Task objective: Leave out all pictures. Return exactly the lines from the top of the material through the line containing "['8,6%', '16%', '28,8%', '19,3%', '8,5%', '18,8%'];".

Information provided:
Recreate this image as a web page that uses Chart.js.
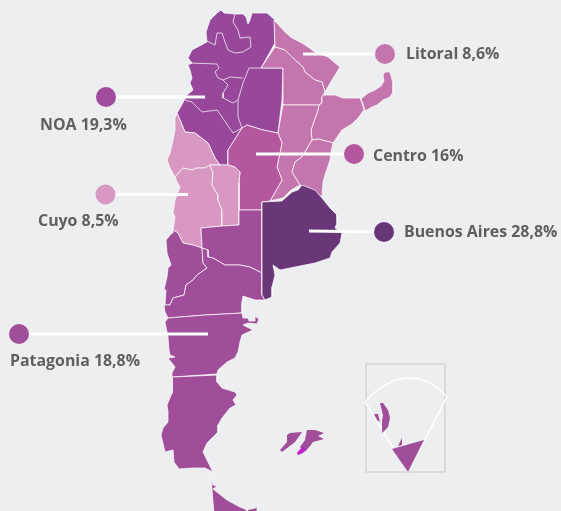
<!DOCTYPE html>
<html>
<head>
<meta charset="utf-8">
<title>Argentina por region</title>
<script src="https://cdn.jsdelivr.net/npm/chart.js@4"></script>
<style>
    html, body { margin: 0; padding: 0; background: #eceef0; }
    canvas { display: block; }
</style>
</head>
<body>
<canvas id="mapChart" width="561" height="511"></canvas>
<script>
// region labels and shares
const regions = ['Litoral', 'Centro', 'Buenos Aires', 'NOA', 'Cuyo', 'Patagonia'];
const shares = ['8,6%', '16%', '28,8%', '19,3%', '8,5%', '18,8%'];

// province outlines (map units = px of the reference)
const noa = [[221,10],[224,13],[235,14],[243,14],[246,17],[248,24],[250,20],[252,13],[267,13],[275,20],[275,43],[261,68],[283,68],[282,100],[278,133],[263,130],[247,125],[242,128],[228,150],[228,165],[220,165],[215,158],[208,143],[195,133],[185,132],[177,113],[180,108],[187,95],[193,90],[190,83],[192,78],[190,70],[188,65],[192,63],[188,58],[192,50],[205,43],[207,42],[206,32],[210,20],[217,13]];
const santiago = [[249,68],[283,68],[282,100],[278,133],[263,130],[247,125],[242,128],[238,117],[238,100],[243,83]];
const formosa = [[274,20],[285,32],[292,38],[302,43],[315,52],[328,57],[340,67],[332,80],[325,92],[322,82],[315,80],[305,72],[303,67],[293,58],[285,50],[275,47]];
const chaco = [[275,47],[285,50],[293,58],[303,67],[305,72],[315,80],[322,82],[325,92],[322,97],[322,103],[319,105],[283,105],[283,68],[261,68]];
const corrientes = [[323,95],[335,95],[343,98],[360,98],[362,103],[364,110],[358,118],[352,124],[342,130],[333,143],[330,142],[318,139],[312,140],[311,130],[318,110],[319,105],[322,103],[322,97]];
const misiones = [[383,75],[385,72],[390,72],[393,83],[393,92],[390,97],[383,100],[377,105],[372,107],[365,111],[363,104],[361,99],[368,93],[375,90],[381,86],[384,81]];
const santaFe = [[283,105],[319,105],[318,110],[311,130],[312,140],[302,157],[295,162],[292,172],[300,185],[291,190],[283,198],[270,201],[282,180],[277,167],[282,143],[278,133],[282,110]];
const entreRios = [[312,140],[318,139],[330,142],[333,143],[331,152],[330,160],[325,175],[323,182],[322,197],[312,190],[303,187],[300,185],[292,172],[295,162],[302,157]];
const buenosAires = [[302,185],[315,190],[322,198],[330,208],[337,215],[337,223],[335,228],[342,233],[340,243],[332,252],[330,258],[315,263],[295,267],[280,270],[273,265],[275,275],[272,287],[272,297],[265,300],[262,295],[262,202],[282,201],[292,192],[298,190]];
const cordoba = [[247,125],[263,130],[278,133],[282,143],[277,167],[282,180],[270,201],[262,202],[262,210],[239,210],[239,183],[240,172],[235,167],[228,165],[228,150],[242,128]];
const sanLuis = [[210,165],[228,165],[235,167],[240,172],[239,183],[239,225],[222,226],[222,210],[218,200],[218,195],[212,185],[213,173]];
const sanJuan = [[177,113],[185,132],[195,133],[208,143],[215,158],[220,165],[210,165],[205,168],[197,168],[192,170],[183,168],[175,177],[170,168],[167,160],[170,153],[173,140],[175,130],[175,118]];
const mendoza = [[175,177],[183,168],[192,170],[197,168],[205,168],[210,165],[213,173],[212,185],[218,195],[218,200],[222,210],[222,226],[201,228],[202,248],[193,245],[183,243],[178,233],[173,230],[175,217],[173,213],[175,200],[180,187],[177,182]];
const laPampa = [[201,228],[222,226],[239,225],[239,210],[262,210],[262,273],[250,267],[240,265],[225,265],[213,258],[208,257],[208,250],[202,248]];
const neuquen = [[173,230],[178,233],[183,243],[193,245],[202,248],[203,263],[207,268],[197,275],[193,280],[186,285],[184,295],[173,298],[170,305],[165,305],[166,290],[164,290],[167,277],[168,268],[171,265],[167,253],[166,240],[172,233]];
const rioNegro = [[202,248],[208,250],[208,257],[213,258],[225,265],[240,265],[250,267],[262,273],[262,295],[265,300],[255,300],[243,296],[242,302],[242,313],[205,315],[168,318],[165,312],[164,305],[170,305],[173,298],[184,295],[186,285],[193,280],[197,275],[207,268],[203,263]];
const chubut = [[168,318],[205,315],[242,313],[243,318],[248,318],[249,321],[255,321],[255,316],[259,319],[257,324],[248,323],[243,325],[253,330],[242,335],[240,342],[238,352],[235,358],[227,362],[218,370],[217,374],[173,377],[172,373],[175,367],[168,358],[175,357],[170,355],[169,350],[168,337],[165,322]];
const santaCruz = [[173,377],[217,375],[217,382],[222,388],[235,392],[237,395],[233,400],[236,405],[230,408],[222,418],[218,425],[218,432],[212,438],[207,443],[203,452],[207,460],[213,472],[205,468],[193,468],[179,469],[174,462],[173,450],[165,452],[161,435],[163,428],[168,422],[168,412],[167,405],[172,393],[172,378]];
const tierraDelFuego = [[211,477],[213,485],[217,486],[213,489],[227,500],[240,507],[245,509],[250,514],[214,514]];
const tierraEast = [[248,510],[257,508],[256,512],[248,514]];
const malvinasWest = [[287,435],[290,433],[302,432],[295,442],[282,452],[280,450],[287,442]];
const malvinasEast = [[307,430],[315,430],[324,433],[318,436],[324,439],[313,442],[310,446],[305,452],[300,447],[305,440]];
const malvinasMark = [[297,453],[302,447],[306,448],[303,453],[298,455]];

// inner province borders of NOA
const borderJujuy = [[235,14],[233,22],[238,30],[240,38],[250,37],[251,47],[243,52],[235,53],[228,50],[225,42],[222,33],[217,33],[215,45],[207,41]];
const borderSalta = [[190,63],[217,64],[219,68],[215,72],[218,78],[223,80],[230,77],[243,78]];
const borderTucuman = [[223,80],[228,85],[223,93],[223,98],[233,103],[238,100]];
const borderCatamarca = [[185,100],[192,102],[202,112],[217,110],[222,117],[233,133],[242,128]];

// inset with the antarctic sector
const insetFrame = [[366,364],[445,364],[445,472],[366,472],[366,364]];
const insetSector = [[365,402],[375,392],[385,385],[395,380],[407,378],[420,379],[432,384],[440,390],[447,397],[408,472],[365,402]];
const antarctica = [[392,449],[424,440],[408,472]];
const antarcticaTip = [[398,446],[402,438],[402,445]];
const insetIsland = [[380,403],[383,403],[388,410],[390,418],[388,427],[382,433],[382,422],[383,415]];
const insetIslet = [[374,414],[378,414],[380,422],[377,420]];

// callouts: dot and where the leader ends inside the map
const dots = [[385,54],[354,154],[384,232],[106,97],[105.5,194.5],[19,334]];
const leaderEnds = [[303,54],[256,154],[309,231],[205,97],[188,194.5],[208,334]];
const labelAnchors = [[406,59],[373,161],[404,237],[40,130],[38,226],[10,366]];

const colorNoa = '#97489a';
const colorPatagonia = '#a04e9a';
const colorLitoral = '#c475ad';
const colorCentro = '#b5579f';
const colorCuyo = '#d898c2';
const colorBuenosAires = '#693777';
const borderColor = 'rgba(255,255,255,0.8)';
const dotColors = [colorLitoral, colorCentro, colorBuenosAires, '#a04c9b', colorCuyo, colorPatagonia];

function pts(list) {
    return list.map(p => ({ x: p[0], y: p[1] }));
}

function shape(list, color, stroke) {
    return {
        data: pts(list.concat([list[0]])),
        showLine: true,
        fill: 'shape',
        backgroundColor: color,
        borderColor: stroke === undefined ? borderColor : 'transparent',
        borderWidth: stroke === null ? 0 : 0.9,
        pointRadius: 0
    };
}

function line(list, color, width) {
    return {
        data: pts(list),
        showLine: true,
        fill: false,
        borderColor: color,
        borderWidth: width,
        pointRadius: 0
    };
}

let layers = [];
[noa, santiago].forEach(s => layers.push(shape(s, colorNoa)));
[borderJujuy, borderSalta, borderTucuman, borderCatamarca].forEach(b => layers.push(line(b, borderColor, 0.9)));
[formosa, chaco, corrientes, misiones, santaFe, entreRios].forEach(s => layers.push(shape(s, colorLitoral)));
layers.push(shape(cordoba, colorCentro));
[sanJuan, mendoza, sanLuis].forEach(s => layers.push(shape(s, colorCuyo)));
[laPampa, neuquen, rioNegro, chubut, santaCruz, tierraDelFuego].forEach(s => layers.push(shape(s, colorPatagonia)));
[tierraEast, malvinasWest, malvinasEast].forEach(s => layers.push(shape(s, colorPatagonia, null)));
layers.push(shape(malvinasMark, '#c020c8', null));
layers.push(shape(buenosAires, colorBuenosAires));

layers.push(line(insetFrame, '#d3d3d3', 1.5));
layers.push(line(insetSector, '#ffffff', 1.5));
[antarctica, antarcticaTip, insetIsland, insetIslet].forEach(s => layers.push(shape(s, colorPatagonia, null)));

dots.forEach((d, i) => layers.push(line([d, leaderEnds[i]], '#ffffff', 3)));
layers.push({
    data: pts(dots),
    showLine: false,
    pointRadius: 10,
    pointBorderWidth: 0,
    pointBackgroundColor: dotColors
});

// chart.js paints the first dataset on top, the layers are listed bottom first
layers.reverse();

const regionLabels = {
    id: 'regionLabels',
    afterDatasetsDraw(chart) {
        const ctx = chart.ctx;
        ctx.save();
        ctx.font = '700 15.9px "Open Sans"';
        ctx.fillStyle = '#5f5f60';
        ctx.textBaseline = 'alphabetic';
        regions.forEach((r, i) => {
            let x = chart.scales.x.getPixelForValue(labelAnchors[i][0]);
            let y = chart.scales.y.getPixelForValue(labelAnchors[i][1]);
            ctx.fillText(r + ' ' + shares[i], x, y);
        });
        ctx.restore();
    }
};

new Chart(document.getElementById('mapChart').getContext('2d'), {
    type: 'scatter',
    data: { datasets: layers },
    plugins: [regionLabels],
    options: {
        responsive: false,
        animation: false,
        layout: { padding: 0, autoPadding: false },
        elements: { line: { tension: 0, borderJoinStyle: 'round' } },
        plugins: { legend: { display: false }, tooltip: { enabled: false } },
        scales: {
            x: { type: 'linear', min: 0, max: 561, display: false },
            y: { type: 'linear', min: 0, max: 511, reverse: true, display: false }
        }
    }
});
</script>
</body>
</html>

Output for this task:
Recreate this image as a web page that uses Chart.js.
<!DOCTYPE html>
<html>
<head>
<meta charset="utf-8">
<title>Argentina por region</title>
<script src="https://cdn.jsdelivr.net/npm/chart.js@4"></script>
<style>
    html, body { margin: 0; padding: 0; background: #eceef0; }
    canvas { display: block; }
</style>
</head>
<body>
<canvas id="mapChart" width="561" height="511"></canvas>
<script>
// region labels and shares
const regions = ['Litoral', 'Centro', 'Buenos Aires', 'NOA', 'Cuyo', 'Patagonia'];
const shares = ['8,6%', '16%', '28,8%', '19,3%', '8,5%', '18,8%'];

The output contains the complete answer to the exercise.